Наконец, ставится под сомнение резкость перелома 1956–1958 годов, которую принято подчеркивать в исторических исследованиях. Научный подход к проблемам лиц, вернувшихся из ГУЛАГа, интеграции выживших узников в советское общество и тесной связи лагерей ГУЛАГа с их окружением показывает, что она преувеличена. Все три фактора присутствовали, в частности, в поселениях и даже городах, возникших вокруг лагерей и продолжавших существовать после окончания эпохи сталинских массовых репрессий [Добсон 2009; Barenberg 2014]. В данной книге содержатся исследование Э. Кустовой о реинтеграции спецпоселенцев из Литвы и Западной Украины в советское общество и размышления Дж. Пэллот о пережитках ГУЛАГа в постсоветской пенитенциарной политике. Хронологические сопоставления, присутствующие в обеих работах, выводят читателя за пределы временных границ, издавна принятых в исследованиях ГУЛАГа.

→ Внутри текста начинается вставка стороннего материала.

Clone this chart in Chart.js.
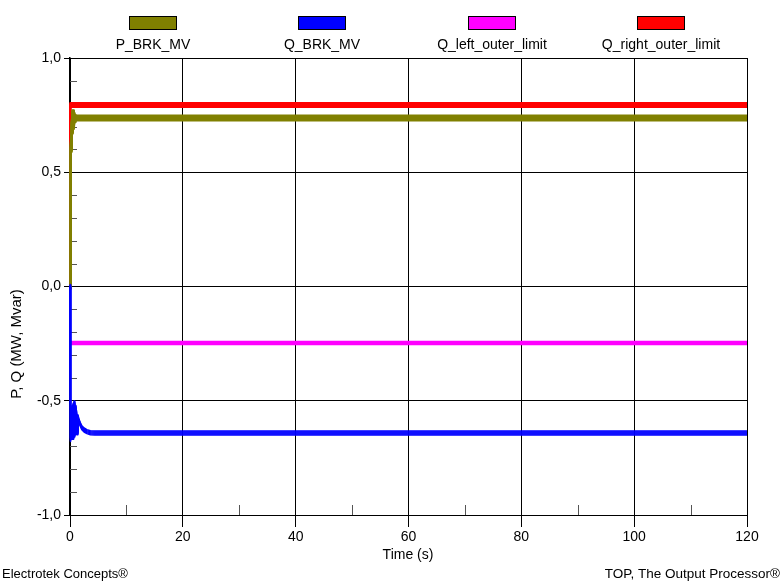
<!DOCTYPE html>
<html>
<head>
<meta charset="utf-8">
<script src="https://cdn.jsdelivr.net/npm/chart.js@4/dist/chart.umd.min.js"></script>
<style>
  html, body { margin: 0; padding: 0; background: #fff; }
  #wrap { width: 783px; height: 583px; }
</style>
</head>
<body>
<div id="wrap"><canvas id="c" width="783" height="583"></canvas></div>
<script>
// Series names and colours
const seriesNames = ['P_BRK_MV', 'Q_BRK_MV', 'Q_left_outer_limit', 'Q_right_outer_limit'];
const seriesColors = ['#808000', '#0000ff', '#ff00ff', '#ff0000'];

// Active power through the MV breaker (MW)
const pTime = [0, 0.1, 0.15, 0.2, 0.25, 0.3, 0.35, 0.4, 0.5, 0.6, 0.7, 0.8, 0.9, 1.0, 1.2, 120];
const pValue = [0, 0.45, 0.6, 0.66, 0.6, 0.72, 0.64, 0.76, 0.68, 0.76, 0.7, 0.75, 0.73, 0.74, 0.737, 0.737];

// Reactive power through the MV breaker (Mvar)
const qTime = [0, 0.04, 0.1, 0.16, 0.24, 0.32, 0.4, 0.48, 0.56, 0.64, 0.72, 0.8, 0.88, 0.96, 1.05, 1.15, 1.25, 1.4, 1.6, 1.85, 2.1, 2.5, 3.0, 3.6, 4.4, 120];
const qValue = [0, -0.67, -0.57, -0.66, -0.55, -0.66, -0.53, -0.66, -0.52, -0.66, -0.51, -0.51, -0.65, -0.53, -0.64, -0.55, -0.64, -0.57, -0.59, -0.605, -0.618, -0.628, -0.635, -0.64, -0.641, -0.641];

// Reactive power limits (Mvar)
const leftTime = [0, 120];
const leftValue = [-0.247, -0.247];
const rightTime = [0, 0.05, 120];
const rightValue = [0, 0.794, 0.794];

// Axis ticks
const xTicks = [0, 20, 40, 60, 80, 100, 120];
const xMinorTicks = [10, 30, 50, 70, 90, 110];
const yTicks = [-1.0, -0.5, 0.0, 0.5, 1.0];
const yMinorTicks = [-0.9, -0.8, -0.7, -0.6, -0.4, -0.3, -0.2, -0.1, 0.1, 0.2, 0.3, 0.4, 0.6, 0.7, 0.8, 0.9];

const FONT = '"Liberation Sans", Arial, sans-serif';

function pts(t, v) { return t.map((x, i) => ({ x: x, y: v[i] })); }
function fmt(v) { return v.toFixed(1).replace('.', ','); }

// Traces use a flat pen: each line is stroked again at a few vertical offsets,
// so horizontal runs are thick while steep runs stay narrow.
const flatPen = {
  id: 'flatPen',
  afterDatasetDraw(chart, args) {
    const meta = args.meta;
    const ds = chart.data.datasets[args.index];
    const h = ds.penHeight || 0;
    const ctx = chart.ctx;
    for (let dy = -h; dy <= h; dy += 1) {
      if (dy === 0) continue;
      ctx.save();
      ctx.translate(0, dy);
      meta.dataset.draw(ctx, chart.chartArea);
      ctx.restore();
    }
  }
};

// Minor ticks, legend, axis titles and footer text
const decorations = {
  id: 'decorations',
  beforeDatasetsDraw(chart) {
    const ctx = chart.ctx;
    const xs = chart.scales.x, ys = chart.scales.y;
    const area = chart.chartArea;
    ctx.save();
    ctx.strokeStyle = '#555';
    ctx.lineWidth = 1;
    ctx.beginPath();
    yMinorTicks.forEach(v => {
      const y = Math.round(ys.getPixelForValue(v)) + 0.5;
      ctx.moveTo(area.left, y);
      ctx.lineTo(area.left + 7, y);
    });
    xMinorTicks.forEach(v => {
      const x = Math.round(xs.getPixelForValue(v)) + 0.5;
      ctx.moveTo(x, area.bottom);
      ctx.lineTo(x, area.bottom - 10);
    });
    ctx.stroke();
    ctx.restore();
  },
  afterDraw(chart) {
    const ctx = chart.ctx;
    ctx.save();
    // legend
    const centers = [153, 322, 492, 661];
    ctx.font = '14px ' + FONT;
    ctx.textAlign = 'center';
    ctx.textBaseline = 'middle';
    seriesNames.forEach((name, i) => {
      const cx = centers[i];
      ctx.fillStyle = seriesColors[i];
      ctx.fillRect(cx - 24, 16, 48, 14);
      ctx.strokeStyle = '#000';
      ctx.lineWidth = 1;
      ctx.strokeRect(cx - 23.5, 16.5, 47, 13);
      ctx.fillStyle = '#000';
      ctx.fillText(name, cx, 45);
    });
    // axis titles
    ctx.fillText('Time (s)', 408, 555);
    ctx.save();
    ctx.translate(17, 344);
    ctx.rotate(-Math.PI / 2);
    ctx.font = '15px ' + FONT;
    ctx.fillText('P, Q (MW, Mvar)', 0, 0);
    ctx.restore();
    // footer
    ctx.font = '13px ' + FONT;
    ctx.textAlign = 'left';
    ctx.fillText('Electrotek Concepts\u00ae', 2, 574);
    ctx.font = '13.5px ' + FONT;
    ctx.textAlign = 'right';
    ctx.fillText('TOP, The Output Processor\u00ae', 780, 574);
    ctx.restore();
  }
};

new Chart(document.getElementById('c'), {
  type: 'line',
  data: {
    datasets: [
      { label: seriesNames[0], data: pts(pTime, pValue), borderColor: seriesColors[0], borderWidth: 2, penHeight: 2.5, order: 2 },
      { label: seriesNames[1], data: pts(qTime, qValue), borderColor: seriesColors[1], borderWidth: 1.5, penHeight: 2, order: 1 },
      { label: seriesNames[2], data: pts(leftTime, leftValue), borderColor: seriesColors[2], borderWidth: 1.5, penHeight: 1.5, order: 3 },
      { label: seriesNames[3], data: pts(rightTime, rightValue), borderColor: seriesColors[3], borderWidth: 2, penHeight: 2, order: 4 }
    ]
  },
  options: {
    responsive: false,
    animation: false,
    devicePixelRatio: 1,
    layout: { padding: { top: 58, right: 36, left: 0, bottom: 0 } },
    elements: {
      point: { radius: 0, hoverRadius: 0 },
      line: { tension: 0, borderJoinStyle: 'round', fill: false }
    },
    clip: false,
    plugins: { legend: { display: false }, tooltip: { enabled: false } },
    scales: {
      x: {
        type: 'linear',
        min: 0, max: 120,
        afterFit(s) { s.height = 68; },
        afterBuildTicks(s) { s.ticks = xTicks.map(v => ({ value: v })); },
        ticks: { autoSkip: false, maxRotation: 0, color: '#000', padding: 2, font: { family: FONT, size: 14 } },
        grid: { color: '#000', lineWidth: 1, tickLength: 12, drawTicks: true },
        border: { color: '#000', width: 1 }
      },
      y: {
        min: -1, max: 1,
        afterFit(s) { s.width = 70; },
        afterBuildTicks(s) { s.ticks = yTicks.map(v => ({ value: v })); },
        ticks: { color: '#000', padding: 3, callback: v => fmt(v), font: { family: FONT, size: 14 } },
        grid: { color: '#000', lineWidth: 1, tickLength: 6, drawTicks: true },
        border: { color: '#000', width: 1.5 }
      }
    }
  },
  plugins: [flatPen, decorations]
});
</script>
</body>
</html>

Наиболее смелые и далеко идущие сопоставления в данной книге обусловлены тем, что она содержит богатый, наводящий на размышления фактический материал для сравнений. То ли из-за относительной изолированности советских исследований от других областей, то ли из-за акцента на исключительность тоталитарной парадигмы (не считая сравнений с национал-социализмом и фашизмом) и, конечно, из-за длительного недостатка эмпирически насыщенных архивных исследований в истории ГУЛАГа удивительным, даже поразительным образом недооценивался сравнительный элемент. Одна из главных целей этой книги – начать исправлять эту ситуацию. Поскольку именно немецкая наука в последние годы стала лидером в сравнительных исследованиях концентрационных лагерей, написать заключение была приглашена Б. Грайнер, внесшая большой вклад в литературу на эту тему[5].
Две главы, авторства Д. Бира и Дж. Пэллот, посвящены сопоставлению разных эпох российской истории. Проведенное ими сравнение института ссылки в царской России и постсоветской российской пенитенциарной системы, то есть предыстории и постистории ГУЛАГа, неизбежно влияет на наше понимание советской эпохи, заставляя нас увидеть в ГУЛАГе черты, которые предшествовали коммунистическому строю и пережили его. Работа Э. Форта о британских лагерях в Африке и Индии, посвященная изучению «либеральной империи» в долгом XIX веке, задолго до эры высокого модернизма, включена в книгу совершенно преднамеренно. Некоторые удивительные параллели с ГУЛАГом, которые Форт метко определяет как «фамильное сходство», могут оказаться самой познавательной и, возможно, неожиданной частью этой книги для тех особенно западных историков советского времени, которые редко заглядывают за пределы истории ХХ века и которые выросли на «тоталитарном» сравнении нацистской и советской систем.
По меньшей мере один факт о ГУЛАГе, вытекающий из вышеупомянутого сравнения, известен всем историкам: то, что советские лагеря не были лагерями уничтожения и поэтому отличаются от нацистских лагерей с их индустрией смерти. Д. Байрау, однако, возвращается к этому навязчивому сопоставлению нацистской и советской систем, рассматривая при этом все лагеря Третьего рейха, а не только те, что он называет «лагерями чистого истребления», то есть Хелмно, Собибор, Треблинку, Майданек и Освенцим-Биркенау. Эти лагеря смерти создавались во время Второй мировой войны, после массовых расстрелов 1941 года и «окончательного решения еврейского вопроса»; но все нацистские лагеря «до Освенцима» и в нацистской «империи» в целом, как бы страшны они ни были, не являлись лагерями смерти [Wünschmann 2015; Wachsmann 2015]. Всесторонне охватывая весь спектр немецких лагерей и сопоставляя их с советским материалом, рассмотренным на основе новой историографии, Байрау в состоянии выявить множество других сходств и различий. Это переосмысление к тому же происходит в то время, когда наше понимание холокоста в первую очередь как индустрии уничтожения в лагерях смерти дополнилось новым знанием о «пулевом холокосте» в Восточной Европе[6].
5
См. [Greiner, Kramer 2013; Jahr, Tih el 2013], а также литературу, процитированную Б. Грайнер и Д. Байрау в этой книге.